Yes, You Choked; Yes, I’m Still Proud of You

This was the toughest loss I’ve ever had to swallow in baseball; or in sports.

For as long as I live, I’ll never forget this. I’ll never get over it. It will never be easier to accept. It will always sting. It now exists as a spot place-marked forever in my life; an irreversible eternity. Never again in my life will I allow myself to think “hey, we might really have a shot to win the whole damn thing”. Not after this. If this team couldn’t do it, I’ll never be sold again.

The Reds made the kind of history you do not want to make yesterday afternoon in Cincinnati in losing 6-4 to the San Francisco Giants.

Sometimes in loss we learn the most about ourselves.

I have never in my life seen a team scratch, claw, and fight with such life or death desperation as the Reds did after getting down 6-0 yesterday. The image that will forever stick with me yesterday was Ryan Hanigan immediately when Buster Posey connected with his grand slam home run. Don’t watch Latos. Don’t watch the crowd behind him. Don’t look at the hitter or the ball’s flight. Watch Hanigan.

I have never seen a catcher react that way to a ball in play in all my years watching the game. Hanigan turns in immediate pain, anguish, and disgust and swings his arm in angst. He knows when Posey connects that it was the kill shot. The Reds at that moment probably knew they were dead. But like a cowboy in an old Western whose gut-shot, they kept shooting until they drew their last breath.

For instance; when Jay Bruce got down 0-2 in the ninth inning, he decides that even in defeat; he’s going to make the Giants closer earn it.

What ensues after Bruce gets down 0-2 in the last frame of the game and the Reds down to their final two outs of the season, was one of the gutsiest things I’ve ever seen in watching sports my entire life.

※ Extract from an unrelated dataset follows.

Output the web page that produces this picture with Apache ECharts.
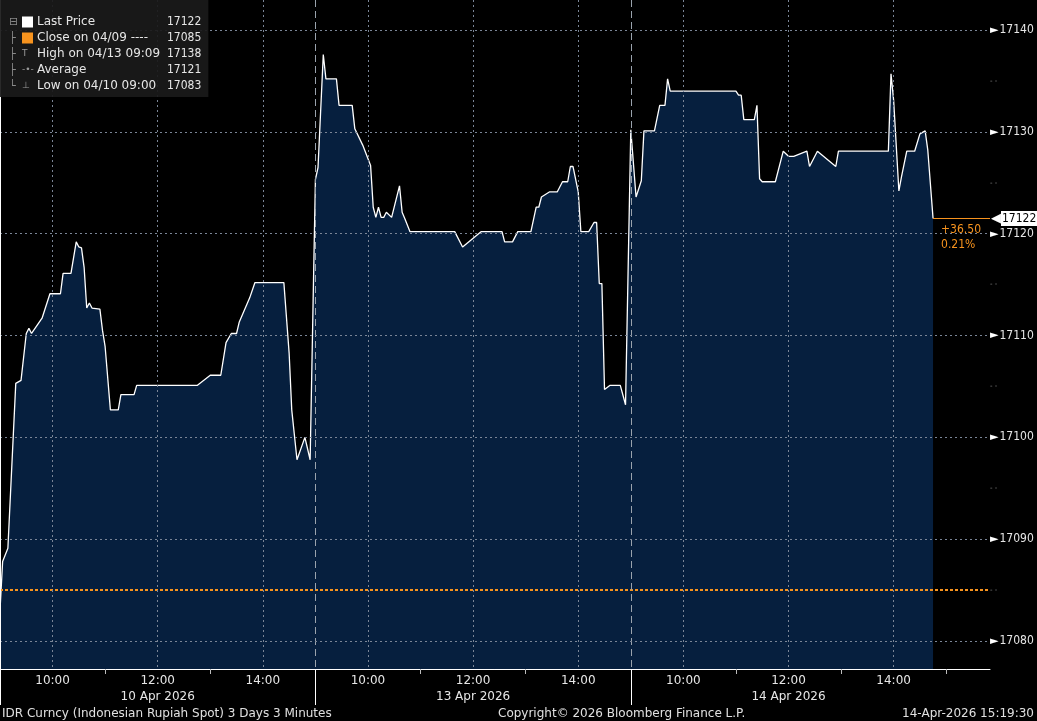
<!DOCTYPE html>
<html><head><meta charset="utf-8">
<script src="https://cdn.jsdelivr.net/npm/echarts@6/dist/echarts.min.js"></script>
<style>html,body{margin:0;padding:0;background:#000;}#c{width:1037px;height:721px;}</style>
</head><body><div id="c"></div>
<script>
// ---------- data ----------
const dayLabels = ['10 Apr 2026', '13 Apr 2026', '14 Apr 2026'];

const day1Times = ['09:00','09:03','09:09','09:18','09:24','09:30','09:33','09:36','09:48','09:57','10:09','10:12','10:21','10:27','10:30','10:33','10:36','10:39','10:42','10:45','10:54','10:57','11:00','11:06','11:15','11:18','11:33','11:36','12:45','13:00','13:12','13:18','13:24','13:30','13:33','13:45','13:51','14:24','14:30','14:33','14:39','14:48','14:54'];
const day1Prices = [17083,17087.8,17089.1,17105.3,17105.6,17110.2,17110.7,17110.2,17111.7,17114.1,17114.1,17116.1,17116.1,17119.2,17118.7,17118.6,17116.7,17112.7,17113.2,17112.7,17112.6,17110.5,17108.9,17102.7,17102.7,17104.2,17104.2,17105.1,17105.1,17106.1,17106.1,17109.3,17110.2,17110.2,17111.3,17113.7,17115.2,17115.2,17108.3,17102.7,17097.8,17100.0,17097.8];

const day2Times = ['09:00','09:03','09:09','09:12','09:24','09:27','09:42','09:45','09:54','10:03','10:06','10:09','10:12','10:15','10:18','10:21','10:27','10:36','10:39','10:42','10:48','11:39','11:48','12:09','12:33','12:36','12:45','12:51','13:06','13:12','13:15','13:18','13:27','13:36','13:42','13:48','13:51','13:54','14:00','14:03','14:12','14:18','14:21','14:24','14:27','14:30','14:36','14:48','14:54'];
const day2Prices = [17125.3,17126.5,17137.6,17135.2,17135.2,17132.6,17132.6,17130.3,17128.7,17126.7,17122.6,17121.6,17122.6,17121.6,17121.6,17122.1,17121.6,17124.7,17122.1,17121.5,17120.2,17120.2,17118.7,17120.2,17120.2,17119.2,17119.2,17120.2,17120.2,17122.6,17122.6,17123.6,17124.1,17124.1,17125.1,17125.1,17126.6,17126.6,17124.1,17120.2,17120.2,17121.1,17121.1,17115.1,17115.1,17104.7,17105.1,17105.1,17103.2];

const day3Times = ['09:00','09:06','09:12','09:15','09:27','09:33','09:39','09:42','09:45','11:00','11:03','11:06','11:09','11:21','11:24','11:27','11:30','11:45','11:54','12:00','12:06','12:21','12:24','12:33','12:54','12:57','13:54','13:57','14:00','14:06','14:09','14:15','14:24','14:30','14:36','14:39','14:45'];
const day3Prices = [17130.2,17123.6,17125.2,17130.1,17130.1,17132.6,17132.6,17135.2,17134.0,17134.0,17133.6,17133.6,17131.2,17131.2,17132.6,17125.4,17125.1,17125.1,17128.1,17127.6,17127.6,17128.1,17126.6,17128.1,17126.6,17128.1,17128.1,17135.7,17133.1,17124.2,17125.6,17128.1,17128.1,17129.8,17130.1,17128.2,17121.5];

const yTickValues = [17080, 17090, 17100, 17110, 17120, 17130, 17140];
const yMinorValues = [17085, 17095, 17105, 17115, 17125, 17135];
const prevClose = 17085;
const lastPrice = 17121.5;

const legendNames  = ['Last Price', 'Close on 04/09 ----', 'High on 04/13 09:09', 'Average', 'Low on 04/10 09:00'];
const legendValues = ['17122', '17085', '17138', '17121', '17083'];

const footerLeft = 'IDR Curncy (Indonesian Rupiah Spot) 3 Days 3 Minutes';
const footerMid = 'Copyright\u00A9 2026 Bloomberg Finance L.P.';
const footerRight = '14-Apr-2026 15:19:30';

// ---------- helpers ----------
const SESSION_START = 9 * 60;
const DAY_SPAN = 360;
const X_MAX = 1130;
function toX(day, hhmm) {
  const p = hhmm.split(':').map(Number);
  return day * DAY_SPAN + p[0] * 60 + p[1] - SESSION_START;
}
const days = [[day1Times, day1Prices], [day2Times, day2Prices], [day3Times, day3Prices]];
const seriesData = [];
days.forEach((d, i) => d[0].forEach((t, k) => seriesData.push([toX(i, t), d[1][k]])));
const lastX = seriesData[seriesData.length - 1][0];

const evenHours = [], oddHours = [];
for (let d = 0; d < 3; d++) {
  for (let h = 10; h <= 15; h++) {
    const v = d * DAY_SPAN + (h - 9) * 60;
    if (v > X_MAX) continue;
    if (h % 2 === 0) evenHours.push(v); else if (h !== 15 || d === 2) oddHours.push(v);
  }
}
const dayStarts = [0, DAY_SPAN, 2 * DAY_SPAN];
const yLabelValues = yTickValues.concat(yMinorValues).sort((a, b) => a - b);

const change = lastPrice - prevClose;
const changePct = change / prevClose * 100;
const ORANGE = '#f7931e';
const FONT = 'DejaVu Sans';
const FONT_C = '"DejaVu Sans Condensed", "DejaVu Sans"';

const legendLines = legendNames.map((n, i) => {
  const tree = i === 0 ? '\u229F' : (i === legendNames.length - 1 ? '\u2514' : '\u251C');
  const icon = ['{sqW| }', '{sqO| }', '{gl|T}', '{gl|-\u2022-}', '{gl|\u22A5}'][i];
  return '{tr|' + tree + '}' + icon + '{sp| }{lab|' + n + '}{val|' + legendValues[i] + '}';
}).join('\n');

const chart = echarts.init(document.getElementById('c'), null, { renderer: 'canvas' });
chart.setOption({
  backgroundColor: '#000',
  animation: false,
  textStyle: { fontFamily: FONT },
  grid: { left: 0, right: 47, top: 0, bottom: 52, containLabel: false },
  title: [
    {
      text: legendLines, left: 0, top: 0, z: 20,
      backgroundColor: 'rgba(26,26,26,0.93)', padding: [14, 7, 3, 9],
      textStyle: {
        fontFamily: FONT, fontSize: 12, fontWeight: 'normal', color: '#e6e6e6', lineHeight: 16,
        rich: {
          tr: { color: '#8a8a8a', width: 13, fontSize: 11, fontFamily: FONT, lineHeight: 16 },
          sqW: { width: 11, height: 11, backgroundColor: '#ffffff', lineHeight: 16 },
          sqO: { width: 11, height: 11, backgroundColor: ORANGE, lineHeight: 16 },
          gl: { width: 11, color: '#9a9a9a', fontSize: 9, fontFamily: FONT, lineHeight: 16 },
          sp: { width: 4, lineHeight: 16 },
          lab: { width: 130, color: '#e6e6e6', fontSize: 12, fontFamily: FONT, lineHeight: 16 },
          val: { color: '#e6e6e6', fontSize: 12, fontFamily: FONT_C, lineHeight: 16 }
        }
      }
    },
    { text: footerLeft, left: 2, bottom: 1, padding: 0, textStyle: { fontFamily: FONT, fontSize: 12, fontWeight: 'normal', color: '#e0e0e0' } },
    { text: footerMid, left: 498, bottom: 1, padding: 0, textStyle: { fontFamily: FONT, fontSize: 12, fontWeight: 'normal', color: '#e0e0e0' } },
    { text: footerRight, right: 3, bottom: 1, padding: 0, textStyle: { fontFamily: FONT, fontSize: 12, fontWeight: 'normal', color: '#e0e0e0' } }
  ],
  xAxis: [
    {
      type: 'value', min: 0, max: X_MAX, position: 'bottom', z: 6,
      axisLine: { show: true, onZero: false, lineStyle: { color: '#ffffff', width: 1 } },
      axisTick: { show: true, customValues: oddHours, length: 5, lineStyle: { color: '#bbbbbb' } },
      axisLabel: {
        customValues: evenHours, color: '#e6e6e6', fontSize: 12, lineHeight: 16, margin: 4, fontFamily: FONT,
        formatter: v => {
          const d = Math.floor(v / DAY_SPAN);
          const h = Math.round((v - d * DAY_SPAN + SESSION_START) / 60);
          const s = (h < 10 ? '0' : '') + h + ':00';
          return h === 12 ? s + '\n' + dayLabels[d] : s;
        }
      },
      splitLine: { show: false }
    },
    {
      type: 'value', min: 0, max: X_MAX, position: 'bottom', z: 5,
      axisLine: { show: false }, axisLabel: { show: false },
      axisTick: { show: false, customValues: evenHours },
      splitLine: { show: true, lineStyle: { color: '#7a8596', type: [2, 3], width: 1 } }
    },
    {
      type: 'value', min: 0, max: X_MAX, position: 'bottom', z: 5,
      axisLine: { show: false }, axisLabel: { show: false },
      axisTick: { show: true, customValues: dayStarts, length: 36, lineStyle: { color: '#ffffff', width: 1 } },
      splitLine: { show: true, lineStyle: { color: '#9aa3ad', type: [7, 4], width: 1 } }
    }
  ],
  yAxis: [
    {
      // visible price axis on the right: line, labels (major) and small dashes (minor)
      type: 'value', position: 'right', min: 17077.25, max: 17142.95, z: 6,
      axisLine: { show: true, lineStyle: { color: '#ffffff', width: 1 } },
      axisTick: { show: false, customValues: yTickValues },
      axisLabel: {
        customValues: yLabelValues, margin: 0, fontFamily: FONT_C,
        formatter: v => yTickValues.indexOf(v) >= 0 ? '{t|\u25BA}{v|' + v + '}' : '{m|- -}',
        rich: {
          t: { color: '#ffffff', fontSize: 11, fontFamily: FONT, padding: [0, 1, 0, 0] },
          v: { color: '#e6e6e6', fontSize: 12, fontFamily: FONT_C },
          m: { color: '#8a8a8a', fontSize: 7, fontFamily: FONT }
        }
      },
      splitLine: { show: true, lineStyle: { color: '#7a8596', type: [2, 3], width: 1 } }
    }
  ],
  series: [{
    type: 'line', data: seriesData, xAxisIndex: 0, yAxisIndex: 0,
    symbol: 'none', showSymbol: false, z: 2,
    lineStyle: { color: '#ffffff', width: 1.3 },
    areaStyle: { color: '#061f3e', opacity: 1, origin: 'start' },
    markLine: {
      silent: true, symbol: 'none', animation: false, z: 4,
      data: [
        { yAxis: prevClose, lineStyle: { color: ORANGE, type: [3, 2], width: 2 }, label: { show: false } },
        [
          { coord: [lastX, lastPrice], lineStyle: { color: ORANGE, type: 'solid', width: 1 },
            label: { show: true, position: 'insideStartBottom', distance: [8, 4], color: ORANGE, fontSize: 12, lineHeight: 15, fontFamily: FONT_C,
              formatter: (change >= 0 ? '+' : '') + change.toFixed(2) + '\n' + changePct.toFixed(2) + '%' } },
          { coord: [X_MAX, lastPrice] }
        ],
        [
          { coord: [lastX, lastPrice], lineStyle: { color: ORANGE, type: 'solid', width: 1 },
            label: { show: true, position: 'end', distance: 1,
              formatter: '{a|\u25C0}{b|' + Math.round(lastPrice) + '}',
              rich: {
                a: { color: '#ffffff', fontSize: 13, fontFamily: FONT },
                b: { color: '#000000', backgroundColor: '#ffffff', fontSize: 12, padding: [2, 4, 1, 1], fontFamily: FONT_C }
              } } },
          { coord: [X_MAX, lastPrice] }
        ]
      ]
    }
  }]
});
</script></body></html>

Bruce proceeds to battle Sergio Romo for 12 pitches in total as if he’s battling a damn lion or dragon. He stubbornly fouls off pitch after pitch, laying off many off-speed pitches that have long been to Bruce’s liking. As the at-bat wears onward, you realize Bruce is doing more than just trying to come up with a big swing that will result in a 3-run homer. He’s battling for himself, for his teammates, for all of us fans, and for what might have been his manager’s swansong. I don’t know what Bruce was thinking during the course of that at-bat where the Giants continually stayed away from his big time power to right field. I can only think he knew he owed it to everyone who hadn’t lost hope.

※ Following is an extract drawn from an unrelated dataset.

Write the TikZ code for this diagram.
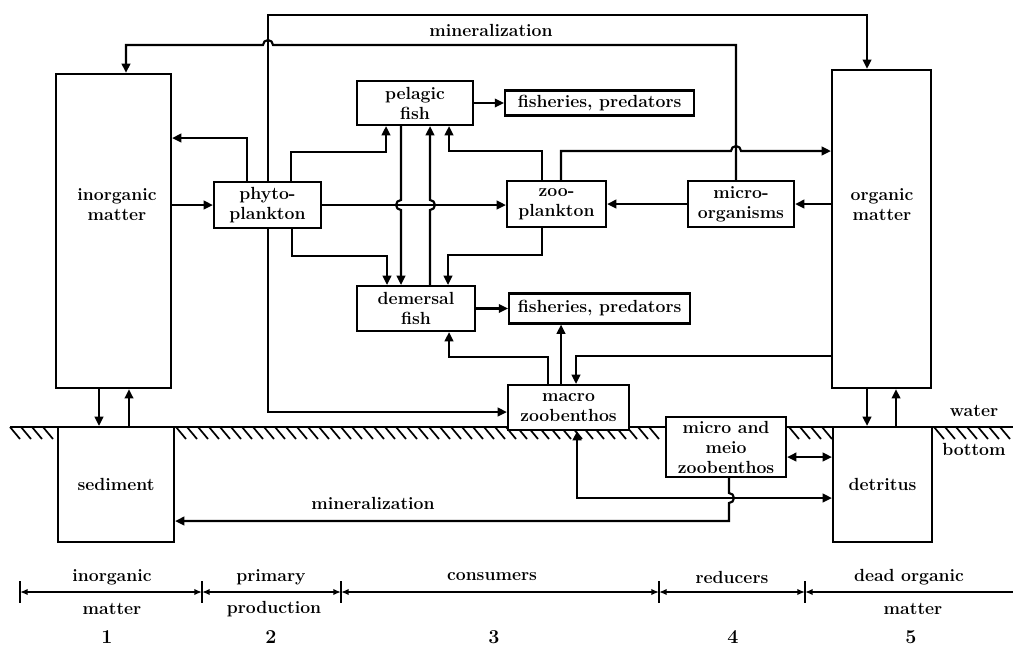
\documentclass[tikz,border=0pt]{standalone}
\usepackage{fontspec}
\usepackage{tikz}
\usetikzlibrary{arrows.meta,positioning}
\newcommand{\diagfont}{\fontsize{12.5}{14.2}\selectfont\bfseries}

\begin{document}
\begin{tikzpicture}[
  x=0.025cm, y=-0.025cm,
  box/.style={draw, line width=1.5pt, fill=white, align=center, font=\diagfont, inner sep=0pt},
  txt/.style={align=center, font=\diagfont, inner sep=0pt},
  arr/.style={-{Triangle[length=2.3mm, width=2.1mm]}, line width=1.5pt},
  dbl/.style={{Triangle[length=2.3mm, width=2.1mm]}-{Triangle[length=2.3mm, width=2.1mm]}, line width=1.5pt},
  hatch/.style={line width=1.2pt},
  scl/.style={{Latex[length=1.9mm, width=1.6mm]}-{Latex[length=1.9mm, width=1.6mm]}, line width=1.2pt}
]
\useasboundingbox (0,0) rectangle (1013,646);

% water / bottom boundary
\draw[line width=1.5pt] (10,427) -- (1013,427);
\foreach \x in {10,21,...,46} \draw[hatch] (\x,427) -- ++(10,12);
\foreach \x in {176,187,...,655} \draw[hatch] (\x,427) -- ++(10,12);
\foreach \x in {789,800,...,822} \draw[hatch] (\x,427) -- ++(10,12);
\foreach \x in {934,945,...,1000} \draw[hatch] (\x,427) -- ++(10,12);

% compartments
\node[box, minimum width=2.875cm, minimum height=7.85cm] (inorg) at (113.5,231) {};
\node[txt] (inorgtxt) at (117,205) {inorganic\\matter};
\node[box, minimum width=2.475cm, minimum height=7.95cm] (om) at (881.5,229) {};
\node[txt] (omtxt) at (882,205) {organic\\matter};
\node[box, minimum width=2.9cm, minimum height=2.875cm] (sed) at (116,484.5) {sediment};
\node[box, minimum width=2.475cm, minimum height=2.875cm] (det) at (882.5,484.5) {detritus};

\node[box, minimum width=2.675cm, minimum height=1.15cm] (phyto) at (267.5,205) {phyto-\\plankton};
\node[box, minimum width=2.9cm, minimum height=1.1cm] (pelagic) at (415,103) {pelagic\\fish};
\node[box, minimum width=4.725cm, minimum height=0.625cm, right=0.75cm of pelagic] (fish1) {fisheries, predators};
\node[box, minimum width=2.475cm, minimum height=1.15cm] (zoo) at (556.5,204) {zoo-\\plankton};
\node[box, minimum width=2.65cm, minimum height=1.15cm] (micro) at (741,204) {micro-\\organisms};
\node[box, minimum width=2.95cm, minimum height=1.125cm] (demersal) at (416,308.5) {demersal\\fish};
\node[box, minimum width=4.525cm, minimum height=0.75cm, right=0.8cm of demersal] (fish2) {fisheries, predators};
\node[box, minimum width=3.025cm, minimum height=1.125cm] (macro) at (568.5,407.5) {macro\\zoobenthos};
\node[box, minimum width=3cm, minimum height=1.5cm] (meio) at (726,447) {micro and\\meio\\zoobenthos};

\node[txt] (wat) at (974,411) {water};
\node[txt] (bot) at (974,449) {bottom};

% mineralization loops
\draw[arr] (micro.north -| 736,0) -- (736,45) -- (273,45)
  arc[start angle=0, end angle=180, radius=1.25mm] -- (126,45) -- (inorg.north -| 126,0);
\node[txt] (minup) at (491,30) {mineralization};
\draw[arr] (phyto.north -| 268,0) -- (268,15) -- (867,15) -- (om.north -| 867,0);
\draw[arr] (phyto.south -| 268,0) -- (268,412) -- (macro.west |- 0,412);

% phytoplankton
\draw[arr] (inorg.east |- phyto.west) -- (phyto.west);
\draw[arr] (phyto.north -| 247,0) -- (247,138) -- (inorg.east |- 0,138);
\draw[arr] (phyto.north -| 291,0) -- (291,152) -- (386,152) -- (pelagic.south -| 386,0);
\draw[arr] (phyto.south -| 292,0) -- (292,256) -- (387,256) -- (demersal.north -| 387,0);
\draw[arr] (phyto.east) -- (zoo.west |- phyto.east);

% fish
\draw[arr] (pelagic.south -| 401,0) -- (401,200)
  arc[start angle=90, end angle=270, radius=1.25mm] -- (demersal.north -| 401,0);
\draw[arr] (demersal.north -| 430,0) -- (430,210)
  arc[start angle=-90, end angle=90, radius=1.25mm] -- (pelagic.south -| 430,0);
\draw[arr] (pelagic.east) -- (pelagic.east -| fish1.west);
\draw[arr] (demersal.east) -- (demersal.east -| fish2.west);

% zooplankton
\draw[arr] (zoo.north -| 542,0) -- (542,151) -- (449,151) -- (pelagic.south -| 449,0);
\draw[arr] (zoo.north -| 561,0) -- (561,151) -- (731,151)
  arc[start angle=180, end angle=0, radius=1.25mm] -- (om.west |- 0,151);
\draw[arr] (zoo.south -| 542,0) -- (542,255) -- (448,255) -- (demersal.north -| 448,0);
\draw[arr] (micro.west) -- (zoo.east |- micro.west);
\draw[arr] (om.west |- micro.east) -- (micro.east);

% benthos
\draw[arr] (macro.north -| 548,0) -- (548,357) -- (449,357) -- (demersal.south -| 449,0);
\draw[arr] (macro.north -| 561,0) -- (fish2.south -| 561,0);
\draw[arr] (om.west |- 0,356) -- (576,356) -- (macro.north -| 576,0);
\draw[dbl] (meio.east |- 0,457) -- (det.west |- 0,457);
\draw[dbl] (macro.south -| 577,0) -- (577,498) -- (det.west |- 0,498);
\draw[arr] (meio.south -| 729,0) -- (729,493)
  arc[start angle=90, end angle=-90, radius=1.25mm] -- (729,521) -- (sed.east |- 0,521);
\node[txt] (mindown) at (373,503) {mineralization};

% exchange with the bottom
\draw[arr] (inorg.south -| 99,0) -- (sed.north -| 99,0);
\draw[arr] (sed.north -| 129,0) -- (inorg.south -| 129,0);
\draw[arr] (om.south -| 867,0) -- (det.north -| 867,0);
\draw[arr] (det.north -| 896,0) -- (om.south -| 896,0);

% scale of trophic levels
\foreach \x [count=\i] in {20,202,341,659,805} {
  \coordinate (t\i) at (\x,592);
  \draw[line width=1.2pt] (\x,581) -- (\x,603);
}
\coordinate (tend) at (1013,592);
\draw[scl] (t1) -- (t2);
\draw[scl] (t2) -- (t3);
\draw[scl] (t3) -- (t4);
\draw[scl] (t4) -- (t5);
\draw[{Latex[length=1.9mm, width=1.6mm]}-, line width=1.2pt] (t5) -- (tend);

\node[txt] (l1a) at (112,577) {inorganic};
\node[txt] (l1b) at (112,609) {matter};
\node[txt] (l2a) at (271,577) {primary};
\node[txt] (l2b) at (274,609) {production};
\node[txt] (l3a) at (492,577) {consumers};
\node[txt] (l4a) at (732,577) {reducers};
\node[txt] (l5a) at (909,577) {dead organic};
\node[txt] (l5b) at (913,609) {matter};
\foreach \x [count=\i] in {107,271,494,733,911}
  \node[txt, font=\fontsize{14}{16}\selectfont\bfseries] (n\i) at (\x,637) {\i};
\end{tikzpicture}
\end{document}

Bruce eventually flies out to right field, and the Reds came up short. But I had chills for much of that at-bat. It was a moment based on sheer will and determination. It was what baseball was all about. One man competing against another, knowing his probable fate but refusing to just roll over and die.

Forever etched in our memories is something different. I will never forget the hurt of this series collapse, but I’ll always know that the team I rooted the hardest for and held the closest to my heart fought like Hell for a different outcome, even when it would have been easiest to quit.

Like often the man who spends his days writing about them and living and dying with them, they just came up tragically short.